What the task requires: Within the records that follow, restate exactly the lines from the line with "Recreate this image" down to the line with "DE CANDIDATS INTERROGES", including both. Omit the pictures.
##### Records for the task
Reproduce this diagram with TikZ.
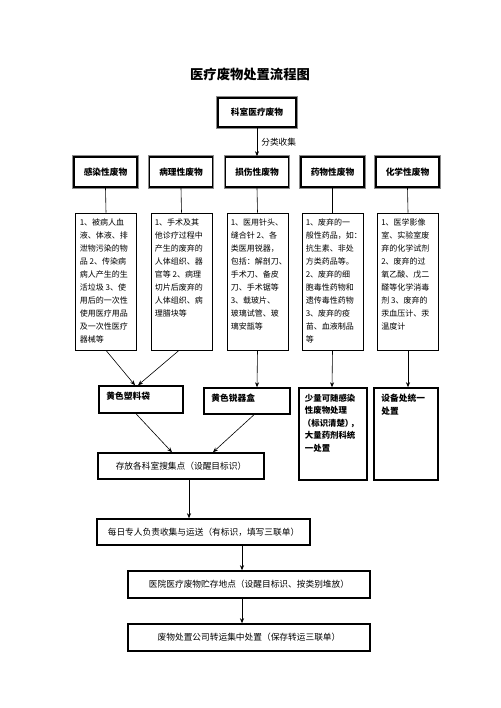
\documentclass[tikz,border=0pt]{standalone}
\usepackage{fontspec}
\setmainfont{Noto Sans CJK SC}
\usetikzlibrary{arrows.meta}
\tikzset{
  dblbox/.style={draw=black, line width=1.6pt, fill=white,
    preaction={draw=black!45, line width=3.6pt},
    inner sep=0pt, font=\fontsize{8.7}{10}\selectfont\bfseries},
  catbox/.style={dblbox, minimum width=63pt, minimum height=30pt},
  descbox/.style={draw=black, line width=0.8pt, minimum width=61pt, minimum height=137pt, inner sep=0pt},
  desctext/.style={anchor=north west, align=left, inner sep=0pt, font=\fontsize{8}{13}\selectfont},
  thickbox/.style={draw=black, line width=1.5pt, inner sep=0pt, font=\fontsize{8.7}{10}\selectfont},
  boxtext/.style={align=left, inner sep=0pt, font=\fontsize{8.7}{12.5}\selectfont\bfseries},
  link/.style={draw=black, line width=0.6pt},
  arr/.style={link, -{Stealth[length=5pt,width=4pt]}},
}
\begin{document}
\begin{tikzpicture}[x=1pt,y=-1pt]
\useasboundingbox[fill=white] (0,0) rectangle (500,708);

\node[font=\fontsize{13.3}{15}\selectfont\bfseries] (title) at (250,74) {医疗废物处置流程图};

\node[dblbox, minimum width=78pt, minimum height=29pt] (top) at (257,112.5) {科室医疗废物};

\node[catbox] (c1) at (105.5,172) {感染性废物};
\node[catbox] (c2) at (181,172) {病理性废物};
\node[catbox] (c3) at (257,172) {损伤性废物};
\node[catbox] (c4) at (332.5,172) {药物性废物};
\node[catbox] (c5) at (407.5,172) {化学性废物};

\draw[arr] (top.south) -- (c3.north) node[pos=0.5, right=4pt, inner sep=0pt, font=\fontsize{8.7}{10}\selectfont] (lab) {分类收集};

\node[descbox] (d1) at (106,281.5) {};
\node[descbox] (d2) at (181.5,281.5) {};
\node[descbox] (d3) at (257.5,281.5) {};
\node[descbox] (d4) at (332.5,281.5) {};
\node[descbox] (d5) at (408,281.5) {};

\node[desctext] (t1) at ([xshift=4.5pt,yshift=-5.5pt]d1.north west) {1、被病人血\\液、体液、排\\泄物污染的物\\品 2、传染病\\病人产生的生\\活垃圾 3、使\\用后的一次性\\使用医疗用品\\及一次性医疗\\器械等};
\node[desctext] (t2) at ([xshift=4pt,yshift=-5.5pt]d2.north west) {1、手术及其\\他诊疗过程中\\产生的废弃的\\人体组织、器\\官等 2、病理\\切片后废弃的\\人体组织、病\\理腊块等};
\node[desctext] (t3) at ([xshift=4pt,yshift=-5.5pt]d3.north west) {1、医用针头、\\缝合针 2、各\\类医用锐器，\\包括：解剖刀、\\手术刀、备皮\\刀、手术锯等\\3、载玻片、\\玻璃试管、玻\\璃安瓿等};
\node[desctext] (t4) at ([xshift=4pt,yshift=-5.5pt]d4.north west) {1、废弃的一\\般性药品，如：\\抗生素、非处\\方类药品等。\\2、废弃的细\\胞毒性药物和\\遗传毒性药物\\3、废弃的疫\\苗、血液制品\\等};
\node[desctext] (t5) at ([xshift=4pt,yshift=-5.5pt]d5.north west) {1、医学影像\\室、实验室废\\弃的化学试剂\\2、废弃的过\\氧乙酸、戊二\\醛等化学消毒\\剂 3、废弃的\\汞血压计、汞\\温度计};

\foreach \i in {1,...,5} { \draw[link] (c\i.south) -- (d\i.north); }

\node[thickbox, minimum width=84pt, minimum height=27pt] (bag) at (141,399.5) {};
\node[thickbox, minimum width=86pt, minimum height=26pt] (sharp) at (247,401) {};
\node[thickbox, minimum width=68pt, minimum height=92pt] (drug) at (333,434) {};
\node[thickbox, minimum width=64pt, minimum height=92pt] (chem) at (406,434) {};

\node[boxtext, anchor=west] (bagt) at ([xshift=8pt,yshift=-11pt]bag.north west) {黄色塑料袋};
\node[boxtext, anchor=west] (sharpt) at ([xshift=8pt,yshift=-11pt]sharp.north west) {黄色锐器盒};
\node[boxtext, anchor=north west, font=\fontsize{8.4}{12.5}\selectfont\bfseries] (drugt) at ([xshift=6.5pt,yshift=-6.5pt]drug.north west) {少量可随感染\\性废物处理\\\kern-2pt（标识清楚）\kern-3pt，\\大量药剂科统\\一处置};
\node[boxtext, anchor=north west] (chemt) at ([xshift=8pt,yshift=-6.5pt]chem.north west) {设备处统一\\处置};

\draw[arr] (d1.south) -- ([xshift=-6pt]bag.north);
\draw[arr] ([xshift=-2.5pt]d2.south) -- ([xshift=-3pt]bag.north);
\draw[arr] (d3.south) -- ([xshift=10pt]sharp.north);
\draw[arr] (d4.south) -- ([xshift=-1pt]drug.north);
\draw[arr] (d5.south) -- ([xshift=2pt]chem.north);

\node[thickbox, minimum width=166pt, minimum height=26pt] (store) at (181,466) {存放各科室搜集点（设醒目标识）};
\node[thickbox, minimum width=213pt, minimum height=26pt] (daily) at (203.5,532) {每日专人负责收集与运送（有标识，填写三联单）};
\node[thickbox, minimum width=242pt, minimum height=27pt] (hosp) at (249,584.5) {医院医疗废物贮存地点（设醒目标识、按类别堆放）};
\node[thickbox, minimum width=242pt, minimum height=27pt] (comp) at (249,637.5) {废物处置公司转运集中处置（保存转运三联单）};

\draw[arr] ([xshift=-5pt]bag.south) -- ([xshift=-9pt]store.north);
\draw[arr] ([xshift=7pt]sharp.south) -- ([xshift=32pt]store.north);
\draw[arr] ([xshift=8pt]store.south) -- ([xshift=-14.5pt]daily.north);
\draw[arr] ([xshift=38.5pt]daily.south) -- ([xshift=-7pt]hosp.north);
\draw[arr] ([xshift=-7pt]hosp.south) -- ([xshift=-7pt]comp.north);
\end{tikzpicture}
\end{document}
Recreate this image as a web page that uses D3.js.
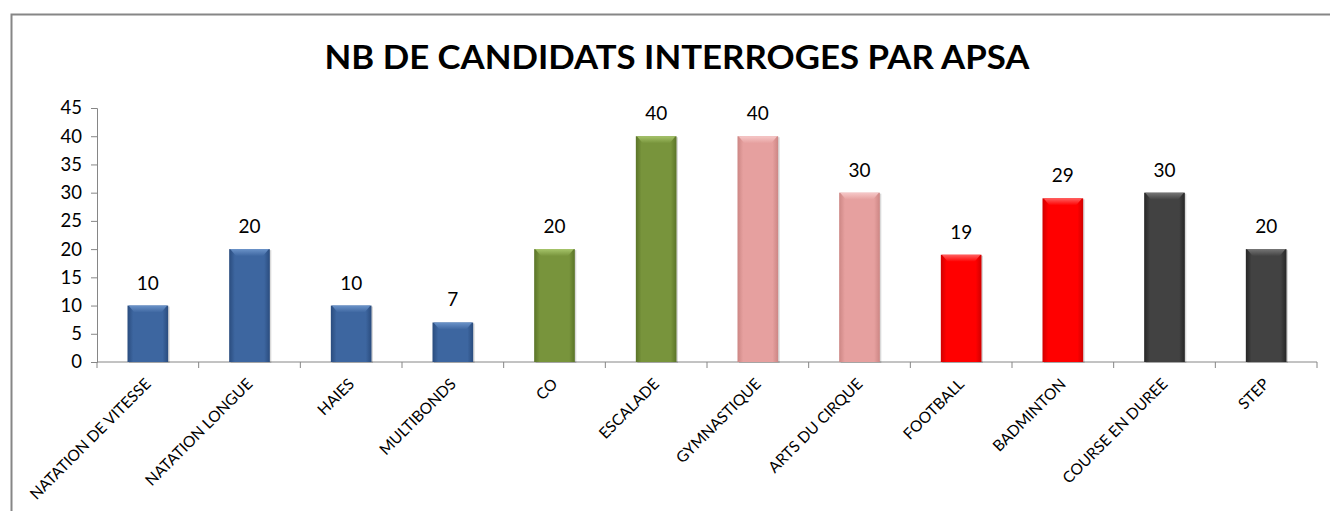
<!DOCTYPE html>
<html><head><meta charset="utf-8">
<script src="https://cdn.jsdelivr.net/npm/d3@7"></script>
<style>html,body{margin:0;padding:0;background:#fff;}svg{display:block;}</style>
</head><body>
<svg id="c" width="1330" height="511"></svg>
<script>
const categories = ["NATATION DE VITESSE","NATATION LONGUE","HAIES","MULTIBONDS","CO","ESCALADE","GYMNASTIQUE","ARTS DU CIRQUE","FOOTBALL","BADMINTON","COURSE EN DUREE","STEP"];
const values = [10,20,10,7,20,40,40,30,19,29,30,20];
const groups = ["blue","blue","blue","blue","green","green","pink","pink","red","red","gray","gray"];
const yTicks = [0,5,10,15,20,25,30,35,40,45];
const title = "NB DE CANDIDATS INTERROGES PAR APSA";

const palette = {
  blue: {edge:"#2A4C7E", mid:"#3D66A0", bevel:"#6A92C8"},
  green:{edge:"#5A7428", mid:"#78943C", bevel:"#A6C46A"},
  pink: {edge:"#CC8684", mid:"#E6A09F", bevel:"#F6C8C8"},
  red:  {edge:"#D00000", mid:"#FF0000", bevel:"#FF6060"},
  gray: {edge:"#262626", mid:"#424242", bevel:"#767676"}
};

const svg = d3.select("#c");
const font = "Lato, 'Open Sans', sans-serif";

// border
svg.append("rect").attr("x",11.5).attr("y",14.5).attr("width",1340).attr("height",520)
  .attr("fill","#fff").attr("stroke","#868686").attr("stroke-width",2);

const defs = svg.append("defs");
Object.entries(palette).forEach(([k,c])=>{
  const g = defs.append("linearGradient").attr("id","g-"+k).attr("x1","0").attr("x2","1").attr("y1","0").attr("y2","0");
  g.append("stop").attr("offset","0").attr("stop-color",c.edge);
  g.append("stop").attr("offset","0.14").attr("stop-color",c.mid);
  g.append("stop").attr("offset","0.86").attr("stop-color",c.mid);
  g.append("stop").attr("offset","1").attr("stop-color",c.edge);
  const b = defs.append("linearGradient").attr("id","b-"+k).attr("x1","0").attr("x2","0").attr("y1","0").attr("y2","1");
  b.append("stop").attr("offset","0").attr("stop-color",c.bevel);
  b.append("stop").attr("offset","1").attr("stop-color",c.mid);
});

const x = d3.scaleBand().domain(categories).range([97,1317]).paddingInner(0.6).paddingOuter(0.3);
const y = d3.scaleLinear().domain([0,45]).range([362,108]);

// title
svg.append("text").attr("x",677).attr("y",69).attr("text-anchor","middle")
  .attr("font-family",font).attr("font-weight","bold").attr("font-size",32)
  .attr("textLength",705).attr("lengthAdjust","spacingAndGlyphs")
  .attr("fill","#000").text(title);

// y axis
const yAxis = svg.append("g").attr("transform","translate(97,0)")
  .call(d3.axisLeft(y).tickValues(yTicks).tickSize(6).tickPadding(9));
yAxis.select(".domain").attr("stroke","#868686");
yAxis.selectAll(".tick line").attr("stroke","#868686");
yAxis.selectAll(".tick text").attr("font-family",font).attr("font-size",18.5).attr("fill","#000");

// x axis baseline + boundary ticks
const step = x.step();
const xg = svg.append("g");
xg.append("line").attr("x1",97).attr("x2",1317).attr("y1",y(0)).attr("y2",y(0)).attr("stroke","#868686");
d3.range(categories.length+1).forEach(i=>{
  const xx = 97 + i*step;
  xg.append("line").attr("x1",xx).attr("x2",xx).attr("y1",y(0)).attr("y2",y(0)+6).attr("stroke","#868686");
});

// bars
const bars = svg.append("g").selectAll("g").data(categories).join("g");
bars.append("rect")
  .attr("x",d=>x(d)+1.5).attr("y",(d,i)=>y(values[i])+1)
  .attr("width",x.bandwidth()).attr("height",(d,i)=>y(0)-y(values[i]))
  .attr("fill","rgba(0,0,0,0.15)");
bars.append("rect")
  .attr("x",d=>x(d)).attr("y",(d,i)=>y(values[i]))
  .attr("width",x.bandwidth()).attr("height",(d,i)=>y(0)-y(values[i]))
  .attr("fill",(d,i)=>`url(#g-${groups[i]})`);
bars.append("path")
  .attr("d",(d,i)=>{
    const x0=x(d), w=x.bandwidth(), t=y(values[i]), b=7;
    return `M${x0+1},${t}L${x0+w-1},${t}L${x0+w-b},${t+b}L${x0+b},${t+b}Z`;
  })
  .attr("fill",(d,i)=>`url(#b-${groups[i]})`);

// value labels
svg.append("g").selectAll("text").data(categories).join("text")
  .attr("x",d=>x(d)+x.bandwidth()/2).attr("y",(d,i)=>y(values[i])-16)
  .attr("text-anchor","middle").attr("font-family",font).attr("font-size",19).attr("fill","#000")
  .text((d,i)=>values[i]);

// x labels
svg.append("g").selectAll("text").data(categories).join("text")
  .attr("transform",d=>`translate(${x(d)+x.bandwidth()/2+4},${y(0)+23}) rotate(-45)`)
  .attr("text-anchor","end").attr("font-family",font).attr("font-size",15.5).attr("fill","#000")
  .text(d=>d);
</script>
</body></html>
##########
In response:
Recreate this image as a web page that uses D3.js.
<!DOCTYPE html>
<html><head><meta charset="utf-8">
<script src="https://cdn.jsdelivr.net/npm/d3@7"></script>
<style>html,body{margin:0;padding:0;background:#fff;}svg{display:block;}</style>
</head><body>
<svg id="c" width="1330" height="511"></svg>
<script>
const categories = ["NATATION DE VITESSE","NATATION LONGUE","HAIES","MULTIBONDS","CO","ESCALADE","GYMNASTIQUE","ARTS DU CIRQUE","FOOTBALL","BADMINTON","COURSE EN DUREE","STEP"];
const values = [10,20,10,7,20,40,40,30,19,29,30,20];
const groups = ["blue","blue","blue","blue","green","green","pink","pink","red","red","gray","gray"];
const yTicks = [0,5,10,15,20,25,30,35,40,45];
const title = "NB DE CANDIDATS INTERROGES PAR APSA";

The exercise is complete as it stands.